>> begin Supplied information

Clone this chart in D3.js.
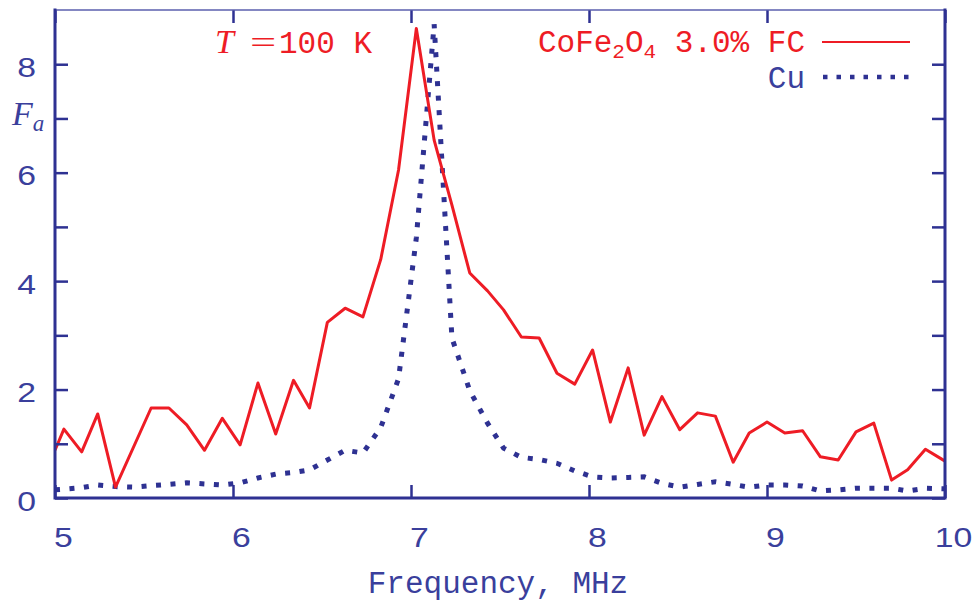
<!DOCTYPE html>
<html>
<head>
<meta charset="utf-8">
<script src="https://cdn.jsdelivr.net/npm/d3@7"></script>
<style>
  body { margin: 0; background: #fff; }
  svg { display: block; }
</style>
</head>
<body>
<svg id="chart" width="973" height="603"></svg>
<script>
// Axis ticks
const xTicks = [5, 6, 7, 8, 9, 10];
const yTicks = [0, 1, 2, 3, 4, 5, 6, 7, 8];
const yTickLabels = [0, 2, 4, 6, 8];

// CoFe2O4 3.0% FC, T = 100 K
const cofeFreq = [5.00, 5.05, 5.15, 5.24, 5.34, 5.54, 5.64, 5.74, 5.84, 5.94,
  6.04, 6.14, 6.24, 6.34, 6.43, 6.53, 6.63, 6.73, 6.83, 6.93,
  7.03, 7.13, 7.23, 7.33, 7.43, 7.52, 7.62, 7.72, 7.82, 7.92,
  8.02, 8.12, 8.22, 8.31, 8.41, 8.51, 8.61, 8.71, 8.81, 8.90,
  9.00, 9.10, 9.20, 9.30, 9.40, 9.50, 9.60, 9.70, 9.79, 9.89, 10.00];
const cofeFa = [0.88, 1.27, 0.85, 1.55, 0.20, 1.66, 1.66, 1.35, 0.88, 1.47,
  0.98, 2.12, 1.18, 2.17, 1.66, 3.24, 3.50, 3.34, 4.40, 6.05,
  8.66, 6.60, 5.40, 4.15, 3.82, 3.47, 2.97, 2.95, 2.30, 2.10,
  2.73, 1.40, 2.40, 1.16, 1.87, 1.26, 1.57, 1.51, 0.66, 1.20,
  1.40, 1.20, 1.24, 0.76, 0.70, 1.22, 1.38, 0.33, 0.52, 0.90, 0.68];

// Cu reference
const cuFreq = [5.00, 5.05, 5.15, 5.24, 5.34, 5.44, 5.54, 5.64, 5.74, 5.84,
  5.94, 6.04, 6.14, 6.24, 6.34, 6.43, 6.53, 6.63, 6.73, 6.83,
  6.93, 7.03, 7.13, 7.23, 7.33, 7.43, 7.52, 7.62, 7.72, 7.82,
  7.92, 8.02, 8.12, 8.22, 8.31, 8.41, 8.51, 8.61, 8.71, 8.81,
  8.90, 9.00, 9.10, 9.20, 9.30, 9.40, 9.50, 9.60, 9.70, 9.79, 9.89, 10.00];
const cuFa = [0.15, 0.16, 0.19, 0.24, 0.21, 0.20, 0.23, 0.25, 0.28, 0.26,
  0.24, 0.28, 0.37, 0.44, 0.47, 0.52, 0.70, 0.88, 0.83, 1.30,
  2.20, 4.80, 8.74, 2.95, 1.98, 1.38, 0.92, 0.75, 0.71, 0.64,
  0.50, 0.39, 0.37, 0.38, 0.39, 0.27, 0.20, 0.25, 0.30, 0.25,
  0.20, 0.24, 0.24, 0.22, 0.13, 0.15, 0.18, 0.18, 0.18, 0.13, 0.18, 0.17];

const BLUE = "#2e3192";
const TEXT_BLUE = "#3a3f9c";
const RED = "#ee1c25";

const W = 973, H = 603;
const L = 55, R = 945, T = 10, B = 498;

const svg = d3.select("#chart");
const x = d3.scaleLinear().domain([5, 10]).range([L, R]);
const y = d3.scaleLinear().domain([0, 9]).range([B, T]);

svg.append("defs").append("clipPath").attr("id", "plot-clip")
  .append("rect").attr("x", L).attr("y", T).attr("width", R - L).attr("height", B - T);

const line = d3.line().x(d => x(d[0])).y(d => y(d[1]));

const plot = svg.append("g").attr("clip-path", "url(#plot-clip)");

// Cu: thick dotted curve
plot.append("path")
  .datum(d3.zip(cuFreq, cuFa))
  .attr("d", line)
  .attr("fill", "none")
  .attr("stroke", BLUE)
  .attr("stroke-width", 5)
  .attr("stroke-dasharray", "5 9.5");

// CoFe2O4: solid red curve
plot.append("path")
  .datum(d3.zip(cofeFreq, cofeFa))
  .attr("d", line)
  .attr("fill", "none")
  .attr("stroke", RED)
  .attr("stroke-width", 3)
  .attr("stroke-linejoin", "round");

// Axes with inward ticks
function styleAxis(g) {
  g.select(".domain").remove();
  g.selectAll(".tick line").attr("stroke", BLUE).attr("stroke-width", 2.5);
}

const sx = 1.25; // horizontal stretch of tick labels

const gBottom = svg.append("g").attr("transform", `translate(0,${B})`)
  .call(d3.axisBottom(x).tickValues(xTicks).tickSizeInner(-13).tickSizeOuter(0).tickFormat(d3.format("d")));
styleAxis(gBottom);
gBottom.selectAll(".tick text")
  .attr("y", 0).attr("dy", 0)
  .attr("transform", `translate(8,49) scale(${sx},1)`)
  .attr("fill", TEXT_BLUE)
  .style("font-family", "'Liberation Sans', Arial, sans-serif")
  .style("font-size", "27px");

const gTop = svg.append("g").attr("transform", `translate(0,${T})`)
  .call(d3.axisTop(x).tickValues(xTicks).tickSizeInner(-13).tickSizeOuter(0).tickFormat(""));
styleAxis(gTop);

const gLeft = svg.append("g").attr("transform", `translate(${L},0)`)
  .call(d3.axisLeft(y).tickValues(yTicks).tickSizeInner(-13).tickSizeOuter(0)
    .tickFormat(d => yTickLabels.includes(d) ? d : ""));
styleAxis(gLeft);
gLeft.selectAll(".tick text")
  .attr("x", 0).attr("dy", 0)
  .attr("text-anchor", "end")
  .attr("transform", `translate(-19,12) scale(${sx},1)`)
  .attr("fill", TEXT_BLUE)
  .style("font-family", "'Liberation Sans', Arial, sans-serif")
  .style("font-size", "27px");

const gRight = svg.append("g").attr("transform", `translate(${R},0)`)
  .call(d3.axisRight(y).tickValues(yTicks).tickSizeInner(-13).tickSizeOuter(0).tickFormat(""));
styleAxis(gRight);

// Frame: thin top edge, heavy left/bottom/right edges
svg.append("line").attr("x1", L).attr("x2", R).attr("y1", T).attr("y2", T)
  .attr("stroke", "#5b5fae").attr("stroke-width", 1.5);
svg.append("path")
  .attr("d", `M${L},${T}V${B}H${R}V${T}`)
  .attr("fill", "none").attr("stroke", BLUE).attr("stroke-width", 3)
  .attr("stroke-linecap", "square");

// Axis titles
svg.append("text")
  .attr("x", 498).attr("y", 593)
  .attr("text-anchor", "middle")
  .attr("fill", TEXT_BLUE)
  .style("font-family", "'Liberation Mono', 'DejaVu Sans Mono', monospace")
  .style("font-size", "31px")
  .text("Frequency, MHz");

const fa = svg.append("text")
  .attr("x", 12).attr("y", 125)
  .attr("fill", TEXT_BLUE)
  .style("font-family", "'Liberation Serif', 'DejaVu Serif', serif")
  .style("font-style", "italic")
  .style("font-size", "34px");
fa.append("tspan").text("F");
fa.append("tspan").attr("dy", 6).style("font-size", "23px").text("a");

// Temperature annotation
svg.append("text")
  .attr("x", 215).attr("y", 53)
  .attr("fill", RED)
  .style("font-family", "'Liberation Serif', 'DejaVu Serif', serif")
  .style("font-style", "italic")
  .style("font-size", "34px")
  .text("T");
svg.append("text")
  .attr("transform", "translate(250,53) scale(1.5,1)")
  .attr("fill", RED)
  .style("font-family", "'Liberation Serif', 'DejaVu Serif', serif")
  .style("font-size", "31px")
  .text("=");
svg.append("text")
  .attr("x", 279).attr("y", 53)
  .attr("fill", RED)
  .style("font-family", "'Liberation Mono', 'DejaVu Sans Mono', monospace")
  .style("font-size", "31px")
  .text("100 K");

// Legend
const legendFont = "'Liberation Mono', 'DejaVu Sans Mono', monospace";
const lg1 = svg.append("text")
  .attr("x", 805).attr("y", 52)
  .attr("text-anchor", "end")
  .attr("fill", RED)
  .style("font-family", legendFont)
  .style("font-size", "31px");
lg1.append("tspan").text("CoFe");
lg1.append("tspan").attr("dy", 6).style("font-size", "21px").text("2");
lg1.append("tspan").attr("dy", -6).text("O");
lg1.append("tspan").attr("dy", 6).style("font-size", "21px").text("4");
lg1.append("tspan").attr("dy", -6).text(" 3.0% FC");

svg.append("line")
  .attr("x1", 822).attr("x2", 910).attr("y1", 42).attr("y2", 42)
  .attr("stroke", RED).attr("stroke-width", 1.8);

svg.append("text")
  .attr("x", 805).attr("y", 88)
  .attr("text-anchor", "end")
  .attr("fill", TEXT_BLUE)
  .style("font-family", legendFont)
  .style("font-size", "31px")
  .text("Cu");

svg.append("line")
  .attr("x1", 823).attr("x2", 915).attr("y1", 77).attr("y2", 77)
  .attr("stroke", BLUE).attr("stroke-width", 4.5)
  .attr("stroke-dasharray", "4.5 9");
</script>
</body>
</html>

>> end Supplied information

Take the lines from the start of the material to the line with "0.52, 0.90, 0.68];", both included, and transcribe them exactly without the pictures.

Written answer:
Clone this chart in D3.js.
<!DOCTYPE html>
<html>
<head>
<meta charset="utf-8">
<script src="https://cdn.jsdelivr.net/npm/d3@7"></script>
<style>
  body { margin: 0; background: #fff; }
  svg { display: block; }
</style>
</head>
<body>
<svg id="chart" width="973" height="603"></svg>
<script>
// Axis ticks
const xTicks = [5, 6, 7, 8, 9, 10];
const yTicks = [0, 1, 2, 3, 4, 5, 6, 7, 8];
const yTickLabels = [0, 2, 4, 6, 8];

// CoFe2O4 3.0% FC, T = 100 K
const cofeFreq = [5.00, 5.05, 5.15, 5.24, 5.34, 5.54, 5.64, 5.74, 5.84, 5.94,
  6.04, 6.14, 6.24, 6.34, 6.43, 6.53, 6.63, 6.73, 6.83, 6.93,
  7.03, 7.13, 7.23, 7.33, 7.43, 7.52, 7.62, 7.72, 7.82, 7.92,
  8.02, 8.12, 8.22, 8.31, 8.41, 8.51, 8.61, 8.71, 8.81, 8.90,
  9.00, 9.10, 9.20, 9.30, 9.40, 9.50, 9.60, 9.70, 9.79, 9.89, 10.00];
const cofeFa = [0.88, 1.27, 0.85, 1.55, 0.20, 1.66, 1.66, 1.35, 0.88, 1.47,
  0.98, 2.12, 1.18, 2.17, 1.66, 3.24, 3.50, 3.34, 4.40, 6.05,
  8.66, 6.60, 5.40, 4.15, 3.82, 3.47, 2.97, 2.95, 2.30, 2.10,
  2.73, 1.40, 2.40, 1.16, 1.87, 1.26, 1.57, 1.51, 0.66, 1.20,
  1.40, 1.20, 1.24, 0.76, 0.70, 1.22, 1.38, 0.33, 0.52, 0.90, 0.68];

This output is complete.